Comment Blog 10 April, 2024

Can fiscal devolution help to stabilise local government finances?

Giorgia Vittorino
Research Assistant

Fiscal devolution as a solution to the local government financial crisis has thus far received insufficient attention.

The Government has dedicated £600 million of the local government finance settlement to bolstering council budgets, the majority of which is specifically targeted at funding adult social care. Such immediate cash injections can support councils in the short-term but they are not a viable long-term solution. Instead, we need to consider innovative approaches that allow councils greater tax autonomy to deliver long-term budget sustainability.

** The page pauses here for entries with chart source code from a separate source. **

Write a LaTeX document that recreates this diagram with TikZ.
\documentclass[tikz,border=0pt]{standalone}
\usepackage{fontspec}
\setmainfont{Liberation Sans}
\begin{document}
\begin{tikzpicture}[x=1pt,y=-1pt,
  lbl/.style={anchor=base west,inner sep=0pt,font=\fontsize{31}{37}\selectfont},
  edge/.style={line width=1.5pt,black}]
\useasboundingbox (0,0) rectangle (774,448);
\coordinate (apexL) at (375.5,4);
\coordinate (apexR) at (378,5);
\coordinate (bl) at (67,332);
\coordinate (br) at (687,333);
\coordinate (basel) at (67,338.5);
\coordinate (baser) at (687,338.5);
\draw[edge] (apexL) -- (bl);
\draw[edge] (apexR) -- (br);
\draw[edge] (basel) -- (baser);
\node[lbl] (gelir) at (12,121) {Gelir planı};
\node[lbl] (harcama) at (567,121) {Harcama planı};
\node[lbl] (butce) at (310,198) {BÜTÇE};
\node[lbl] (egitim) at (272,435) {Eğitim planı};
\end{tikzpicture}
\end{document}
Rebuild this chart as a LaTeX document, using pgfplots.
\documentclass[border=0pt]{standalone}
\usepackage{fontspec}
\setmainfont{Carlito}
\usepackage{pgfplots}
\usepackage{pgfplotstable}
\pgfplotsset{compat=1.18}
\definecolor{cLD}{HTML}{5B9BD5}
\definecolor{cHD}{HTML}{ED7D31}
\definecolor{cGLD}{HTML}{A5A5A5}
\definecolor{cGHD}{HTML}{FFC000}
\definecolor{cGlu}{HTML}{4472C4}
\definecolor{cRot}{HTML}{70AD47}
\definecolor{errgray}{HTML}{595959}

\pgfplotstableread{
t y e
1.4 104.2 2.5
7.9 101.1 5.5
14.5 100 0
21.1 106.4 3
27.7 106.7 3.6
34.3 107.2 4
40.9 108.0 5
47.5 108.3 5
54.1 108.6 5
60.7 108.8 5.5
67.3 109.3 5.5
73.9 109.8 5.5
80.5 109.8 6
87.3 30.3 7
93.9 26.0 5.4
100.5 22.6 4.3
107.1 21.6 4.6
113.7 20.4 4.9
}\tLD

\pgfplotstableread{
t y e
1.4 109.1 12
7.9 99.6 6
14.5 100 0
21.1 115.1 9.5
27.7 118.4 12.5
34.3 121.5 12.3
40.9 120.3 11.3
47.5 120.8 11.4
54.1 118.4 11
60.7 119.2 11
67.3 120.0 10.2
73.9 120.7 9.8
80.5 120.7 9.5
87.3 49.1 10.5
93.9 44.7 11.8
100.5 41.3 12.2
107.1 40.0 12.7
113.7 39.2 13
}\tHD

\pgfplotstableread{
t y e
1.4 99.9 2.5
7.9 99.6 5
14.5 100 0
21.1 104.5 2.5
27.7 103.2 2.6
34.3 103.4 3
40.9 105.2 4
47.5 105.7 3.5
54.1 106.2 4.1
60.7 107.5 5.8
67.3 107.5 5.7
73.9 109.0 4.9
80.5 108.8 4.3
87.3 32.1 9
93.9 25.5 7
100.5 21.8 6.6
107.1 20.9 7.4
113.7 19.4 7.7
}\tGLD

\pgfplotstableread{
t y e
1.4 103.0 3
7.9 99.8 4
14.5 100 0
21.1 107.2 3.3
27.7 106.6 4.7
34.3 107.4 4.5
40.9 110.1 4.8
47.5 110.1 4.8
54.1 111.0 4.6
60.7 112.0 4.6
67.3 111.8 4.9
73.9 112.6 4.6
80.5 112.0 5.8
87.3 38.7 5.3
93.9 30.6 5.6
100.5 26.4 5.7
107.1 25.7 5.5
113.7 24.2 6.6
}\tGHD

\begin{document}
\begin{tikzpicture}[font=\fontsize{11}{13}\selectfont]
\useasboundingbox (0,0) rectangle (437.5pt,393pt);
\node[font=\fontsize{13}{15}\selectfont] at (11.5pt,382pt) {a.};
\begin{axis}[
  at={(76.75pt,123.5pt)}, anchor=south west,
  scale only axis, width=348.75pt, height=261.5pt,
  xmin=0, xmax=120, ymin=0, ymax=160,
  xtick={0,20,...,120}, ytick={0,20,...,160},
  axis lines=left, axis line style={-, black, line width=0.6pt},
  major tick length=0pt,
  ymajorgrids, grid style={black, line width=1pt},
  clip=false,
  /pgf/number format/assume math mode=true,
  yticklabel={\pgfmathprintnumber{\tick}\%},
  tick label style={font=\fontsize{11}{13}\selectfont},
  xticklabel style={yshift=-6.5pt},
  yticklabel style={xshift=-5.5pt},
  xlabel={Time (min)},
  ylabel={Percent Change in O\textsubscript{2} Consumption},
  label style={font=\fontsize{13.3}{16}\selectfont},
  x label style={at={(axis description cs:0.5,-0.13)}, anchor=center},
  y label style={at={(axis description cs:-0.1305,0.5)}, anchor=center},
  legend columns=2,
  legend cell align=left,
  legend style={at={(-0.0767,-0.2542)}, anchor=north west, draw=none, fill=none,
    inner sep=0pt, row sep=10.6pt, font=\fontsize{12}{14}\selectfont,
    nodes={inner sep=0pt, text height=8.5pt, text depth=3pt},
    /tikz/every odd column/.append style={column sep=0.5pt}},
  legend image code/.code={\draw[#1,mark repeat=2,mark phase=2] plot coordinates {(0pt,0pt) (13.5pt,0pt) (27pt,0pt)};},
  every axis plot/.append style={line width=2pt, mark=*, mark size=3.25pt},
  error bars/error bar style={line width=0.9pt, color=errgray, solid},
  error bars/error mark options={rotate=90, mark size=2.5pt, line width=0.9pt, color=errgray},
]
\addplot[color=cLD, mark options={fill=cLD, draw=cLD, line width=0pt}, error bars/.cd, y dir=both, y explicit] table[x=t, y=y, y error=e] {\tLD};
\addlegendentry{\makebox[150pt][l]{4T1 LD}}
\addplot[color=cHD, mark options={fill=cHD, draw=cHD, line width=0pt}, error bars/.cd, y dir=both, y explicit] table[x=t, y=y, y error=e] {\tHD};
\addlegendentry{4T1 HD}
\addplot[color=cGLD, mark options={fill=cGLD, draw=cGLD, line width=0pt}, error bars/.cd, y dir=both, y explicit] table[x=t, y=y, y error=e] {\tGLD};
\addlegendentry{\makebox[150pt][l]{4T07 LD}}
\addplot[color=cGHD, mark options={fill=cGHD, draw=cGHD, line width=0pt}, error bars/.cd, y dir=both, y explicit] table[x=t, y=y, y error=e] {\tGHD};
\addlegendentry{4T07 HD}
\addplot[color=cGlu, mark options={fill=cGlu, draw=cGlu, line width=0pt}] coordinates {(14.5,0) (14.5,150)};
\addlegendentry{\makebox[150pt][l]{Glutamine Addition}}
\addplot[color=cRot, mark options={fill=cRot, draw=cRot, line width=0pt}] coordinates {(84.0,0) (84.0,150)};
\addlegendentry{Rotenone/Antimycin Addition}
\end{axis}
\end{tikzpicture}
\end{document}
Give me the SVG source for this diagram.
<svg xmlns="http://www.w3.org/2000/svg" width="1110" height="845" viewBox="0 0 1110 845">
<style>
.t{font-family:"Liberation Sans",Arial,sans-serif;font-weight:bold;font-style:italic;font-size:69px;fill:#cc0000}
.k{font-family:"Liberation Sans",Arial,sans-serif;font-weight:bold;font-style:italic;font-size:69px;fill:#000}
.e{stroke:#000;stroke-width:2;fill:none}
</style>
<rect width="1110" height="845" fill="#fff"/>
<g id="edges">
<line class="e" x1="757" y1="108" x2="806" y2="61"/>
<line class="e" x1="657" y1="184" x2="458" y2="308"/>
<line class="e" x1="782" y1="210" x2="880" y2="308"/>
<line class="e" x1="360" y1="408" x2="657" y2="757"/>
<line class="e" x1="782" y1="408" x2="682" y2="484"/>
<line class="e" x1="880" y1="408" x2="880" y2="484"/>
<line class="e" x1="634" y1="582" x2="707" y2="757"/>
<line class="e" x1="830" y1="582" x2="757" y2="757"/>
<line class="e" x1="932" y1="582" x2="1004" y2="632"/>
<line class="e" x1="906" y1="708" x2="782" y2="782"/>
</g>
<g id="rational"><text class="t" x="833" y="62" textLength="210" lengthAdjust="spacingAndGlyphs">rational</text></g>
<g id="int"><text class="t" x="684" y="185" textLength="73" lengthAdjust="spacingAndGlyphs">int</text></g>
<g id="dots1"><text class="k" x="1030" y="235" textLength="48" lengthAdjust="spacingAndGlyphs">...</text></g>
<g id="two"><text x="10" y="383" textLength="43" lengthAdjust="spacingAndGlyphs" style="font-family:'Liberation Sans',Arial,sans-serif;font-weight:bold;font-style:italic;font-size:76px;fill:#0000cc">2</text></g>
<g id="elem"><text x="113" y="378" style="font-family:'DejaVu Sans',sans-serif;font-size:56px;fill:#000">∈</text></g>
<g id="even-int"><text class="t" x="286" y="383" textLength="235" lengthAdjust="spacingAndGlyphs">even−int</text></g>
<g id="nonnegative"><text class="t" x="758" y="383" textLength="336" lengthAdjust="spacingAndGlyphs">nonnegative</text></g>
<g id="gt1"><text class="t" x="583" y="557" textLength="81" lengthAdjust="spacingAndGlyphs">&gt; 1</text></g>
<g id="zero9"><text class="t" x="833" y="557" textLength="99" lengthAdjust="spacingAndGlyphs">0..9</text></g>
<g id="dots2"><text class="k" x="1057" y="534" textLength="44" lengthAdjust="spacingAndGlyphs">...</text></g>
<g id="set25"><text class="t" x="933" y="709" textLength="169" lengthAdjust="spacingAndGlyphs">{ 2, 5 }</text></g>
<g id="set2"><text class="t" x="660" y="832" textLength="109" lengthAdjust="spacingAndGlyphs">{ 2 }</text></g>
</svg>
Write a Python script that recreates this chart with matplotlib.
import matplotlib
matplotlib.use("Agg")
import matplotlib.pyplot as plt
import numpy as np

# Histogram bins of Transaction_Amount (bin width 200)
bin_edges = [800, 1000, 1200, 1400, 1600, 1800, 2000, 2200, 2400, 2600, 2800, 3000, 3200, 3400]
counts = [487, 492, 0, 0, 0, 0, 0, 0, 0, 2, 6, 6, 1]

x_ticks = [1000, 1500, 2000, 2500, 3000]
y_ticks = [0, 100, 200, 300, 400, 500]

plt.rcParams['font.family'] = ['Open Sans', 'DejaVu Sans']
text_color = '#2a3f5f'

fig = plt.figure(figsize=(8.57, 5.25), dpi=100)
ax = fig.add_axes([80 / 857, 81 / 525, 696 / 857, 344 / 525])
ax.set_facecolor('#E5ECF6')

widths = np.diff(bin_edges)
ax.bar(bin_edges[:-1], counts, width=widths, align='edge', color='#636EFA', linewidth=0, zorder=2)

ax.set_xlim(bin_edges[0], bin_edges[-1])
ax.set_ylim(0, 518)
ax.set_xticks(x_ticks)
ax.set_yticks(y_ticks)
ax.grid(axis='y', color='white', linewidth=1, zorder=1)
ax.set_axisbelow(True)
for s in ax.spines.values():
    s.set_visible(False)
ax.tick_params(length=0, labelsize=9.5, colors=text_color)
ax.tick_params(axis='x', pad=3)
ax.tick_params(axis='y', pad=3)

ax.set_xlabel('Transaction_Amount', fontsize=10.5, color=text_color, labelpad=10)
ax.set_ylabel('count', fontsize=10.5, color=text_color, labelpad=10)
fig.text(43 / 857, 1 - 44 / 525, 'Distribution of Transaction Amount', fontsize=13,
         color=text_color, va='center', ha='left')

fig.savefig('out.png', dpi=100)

Funding for local government has been characterised by short-term, single-funding settlements with a ‘begging bowl culture’ of competitive bid-in processes. Cash raising power is limited because sources of local revenue — council tax and business rates retention — are regressive and based on outdated valuations. Some immediate suggestions emerge, including revaluating council tax and business retention, introducing multi-year settlements and consolidating single-pot funding to streamline revenue.

However, there is a case for going further to address the propensity for fiscal centralisation in England by granting councils greater tax autonomy and revenue raising powers, steps which have already been taken by Japan and Denmark.

England’s level of fiscal centralisation makes it an outlier. In 2021, only 5 per cent of tax was raised by local government, compared to an average of 11 per cent amongst non-federal OECD countries.

Fiscal devolution provides an opportunity to boost local government revenue by broadening local tax bases and devolving more shares of national tax to local government. Greater tax autonomy could allow local government to engage with communities to identify the best funding mechanisms for local public services. Local authorities could better plan with less need to be continuously liaising with Whitehall. Fiscal autonomy could encourage a more tailored approach to local needs, with long-term funding plans for local economic growth, productivity, and public services, as opposed to Whitehall funding prescriptions.

Fiscal devolution has been partially introduced in places, for example the ‘trailblazer deals’ to the WMCA and GMCA introduced 100 per cent business rate retention and Manchester has been the first to introduce a 'tourist tax', which raised £2.8 million in its first year. Calls for further devolution have come from the Northern Powerhouse Partnership, which has suggested devolving 1p of employer’s NI contributions, and Andy Street, who has pushed for the ability to retain a percentage of VAT and corporation tax raised in the WMCA.

Whilst opponents of fiscal devolution suggest that greater local tax autonomy could result in local authorities in poorer areas paying more tax, the current centralised system does little to redistribute revenue between regions and council tax is notoriously regressive. As exemplified by Denmark, where municipalities receive most of their income from local taxes —  with an annual review providing top-ups to municipalities with deficits — equalisation can work alongside devolution.